Michael and I met when we were 19 and we’ve spent our lives together. He’s so brilliant. As we speak, I’m trying to describe our process since I’m just writing the liner notes for Michael’s score for Maggie’s Plan, the first time he’s had an album in all our five films. Things have changed, but he always goes deep down into trying to find the characters, and then the music to reflect them. He has wonderful insights about music. When we started out, we would have terrible fights. We’ve mellowed out a little bit, but what it boils down to is trust. You trust someone enough to be able to fight with them, but when it’s all said and done, he invents something out of nothingness, clawing through the clouds to create a beautiful thing, the music track, which is so integral to all my movies. When I look back on it, I see that they couldn’t be the same movies without Michael.

MM: Can you talk about tone?

RM: I always try to show character in terms of tone. A director’s job is, essentially, as much about creating tone as anything else. For that reason, the music is so important. So if you break down the score for Maggie, it’s full of various types of music that don’t necessarily match: You have a waltz, then you have some zither, then you have orchestral chamber music. It’s a very post-modern approach to scoring that works for me.

Miller and DP Sam Levy on set. Levy previously shot Gerwig on 2012’s Frances Ha and 2015’s Mistress America Credit: Photograph by John Pack, Hall Monitor, Inc. / Courtesy of Sony Pictures Classics

Miller and DP Sam Levy on set. Photograph by John Pack, Hall Monitor, Inc. / Courtesy of Sony Pictures Classics

MM: What about in a broader sense than music?

RM: The most important thing for any actor to know is, “What movie am I in?” Every good actor says, “What movie am I in?” and they adjust what they’re doing accordingly. And one of the things that all the actors in Maggie’s Plan were able to do was smell the tone off each other and keep that going. And that’s my job, to keep that going. It’s something ineffable.

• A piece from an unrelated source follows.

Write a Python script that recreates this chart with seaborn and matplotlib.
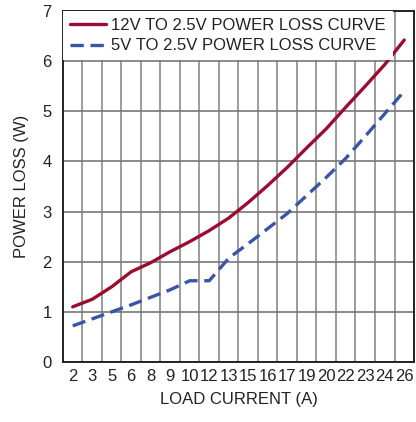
import numpy as np
import pandas as pd
import seaborn as sns
import matplotlib.pyplot as plt
from matplotlib import font_manager

# load current tick labels (one category per grid cell)
currents = ['2', '3', '5', '6', '8', '9', '10', '12', '13', '15',
            '16', '17', '19', '20', '22', '23', '24', '26']
# power loss (W)
loss_12v = [1.10, 1.25, 1.50, 1.80, 1.98, 2.20, 2.40, 2.62, 2.87, 3.18,
            3.52, 3.88, 4.27, 4.65, 5.08, 5.50, 5.93, 6.42]
loss_5v = [0.72, 0.86, 1.00, 1.14, 1.29, 1.44, 1.62, 1.62, 2.07, 2.36,
           2.66, 2.96, 3.32, 3.68, 4.06, 4.50, 4.95, 5.40]

lab12 = '12V TO 2.5V POWER LOSS CURVE'
lab5 = '5V TO 2.5V POWER LOSS CURVE'

# pick a narrow font if there is one
names = {f.name for f in font_manager.fontManager.ttflist}
fam, fs = 'Liberation Sans', 12
for cand in ['Liberation Sans Narrow', 'DejaVu Sans Condensed']:
    if cand in names:
        fam, fs = cand, 13
        break

sns.set_style('white')
plt.rcParams['font.family'] = [fam, 'DejaVu Sans']
plt.rcParams['font.size'] = fs

pos = np.arange(len(currents))
df = pd.DataFrame({'pos': pos, lab12: loss_12v, lab5: loss_5v})
df = df.melt(id_vars='pos', var_name='curve', value_name='loss')

fig = plt.figure(figsize=(4.16, 4.22), dpi=100)
ax = fig.add_axes([0.1514, 0.1422, 0.8438, 0.832])

sns.lineplot(data=df, x='pos', y='loss', hue='curve', style='curve',
             palette=['#9c0b30', '#3a55a6'],
             dashes={lab12: '', lab5: (4, 2)}, linewidth=2.4, ax=ax)

ax.set_xlim(-0.5, len(currents) - 0.5)
ax.set_ylim(0, 7)
ax.set_xticks(pos, currents)
ax.set_xticks(pos[:-1] + 0.5, minor=True)
ax.set_yticks(range(8))
ax.grid(which='minor', axis='x', color='#8a8a8a', linewidth=1.2)
ax.grid(which='major', axis='y', color='#777777', linewidth=1.2)
ax.tick_params(axis='both', which='both', length=0, labelsize=fs, colors='#222222')
ax.tick_params(axis='x', pad=5)
ax.tick_params(axis='y', pad=8)
for s in ax.spines.values():
    s.set_color('#222222')
    s.set_linewidth(1.4)

ax.set_xlabel('LOAD CURRENT (A)', fontsize=fs, color='#222222', labelpad=6)
ax.set_ylabel('POWER LOSS (W)', fontsize=fs, color='#222222', labelpad=10)

leg = ax.legend(loc='upper left', bbox_to_anchor=(0, 1), borderaxespad=0,
                frameon=True, fancybox=False, framealpha=1, facecolor='white',
                edgecolor='none', fontsize=fs, handlelength=2.2,
                handletextpad=0.3, borderpad=0.4, labelspacing=0.35)
for t in leg.get_texts():
    t.set_color('#222222')
leg.set_zorder(5)

fig.savefig('out.png', dpi=100)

MM: Does it bother you that it’s been six or seven years since your last movie?

RM: I started writing books because I couldn’t get money to make movies, to be honest with you. But then the writing became a thing in itself; it became a way of making a living. It’s a wonderful, free thing to be able to write anything you want in a book without anyone telling you that you can’t afford it. But that aside, I have three children with Daniel [Day-Lewis]—one is a step-son who lives with us—and so there is a family, and to go from one movie to another wouldn’t have been any fun. We were able to spend a lot of time together, but I never stopped working. I always had a choice and I was able to control my material and call the shots in terms of when I was ready to shoot. Also, it does take you time to write things, and I’m not the fastest writer in the world. It took me two years to get the screenplay for Maggie just right. There is a lot of rewriting. I think far too many screenplays leave their nests before they’re ready. You see third acts that don’t work, you see holes, you see shabby work. And a lot of films have another problem: that there are often too many screenwriters involved, so there’s no voice anymore.

MM: Are you going to write more books [after your last novel, Jacob’s Folly]?

RM: For me, writing fiction requires complete integrity of mind, and it takes a lot out of you. If I had been only a novelist, I would have been completely crazy by now. It took me five years to write Jacob’s Folly and if I had just gone straight into writing another novel, it would have been psychologically very hard to stay sane.

MM: What’s changed for you since you started making movies?

RM: I’ve finally grown up, in a sense, to a point where I want more control of my work, more responsibility for what happens to a film after I make it. I’ve been 100 percent an artist, with no interest of any kind in a producing role beyond the natural job of casting, where there is some leakage.

MM: That’s why you’ve set up your own production company, Round Films [with partner Damon Cardasis]?

RM: Yes. I’m OK if I don’t direct a film, but if I produce—and I’ve just started getting interested in that—it has to be a rock-solid script. And as far as my scripts go, I’m not letting them out of my clutches until they’re really solid. You know, I grew up in an environment that was so hostile to the kind of films I wanted to make, I was going against the tide 1,000 percent. Plus, I was a woman. I’m not complaining, because plenty of other directors from my generation have not been as lucky as me. But those of us filmmakers who started out in the ’90s are tougher than most because we received no special consideration; we were all running around looking for money. That was the culture we all grew up in. I felt that when you got the money for a movie, it was almost like a mugging—you ran off and made the movie and felt lucky to get it in the can. That was great, but now I need to know what happens afterwards, and the whole idea of business is no longer quite as much as a dirty word to me, because it also means control, which is what I want to have.

MM: You grimaced earlier when I called Maggie a “small” movie. I meant it was intimate.

RM: There’s a lot of baggage attached to that adjective, in the suggestion that small, independent films can’t reach a lot of people. This is an odd thing to say coming from me, but I think all my films can reach masses of people. The masses may have not been attracted to my other films, but with Maggie, I think I might be actually right—it will appeal to a lot of different audiences.

MM: What’s next for you?

RM: I’ve got another script that I’m writing that takes place in Philadelphia. It’s in the wheelhouse of Maggie’s Plan, a little absurdist but with characters you can recognize, a contemporary story. I am finishing another book of short stories. And then there’s my novel Jacob’s Folly. I don’t want to make it into a feature film, but rather a six-part TV series, set in 18th-century Paris and contemporary Long Island. It would be quite expensive to produce, but I would love to do it one day. MM

Maggie’s Plan opens in theaters on May 20, 2016, courtesy of Sony Pictures Classics.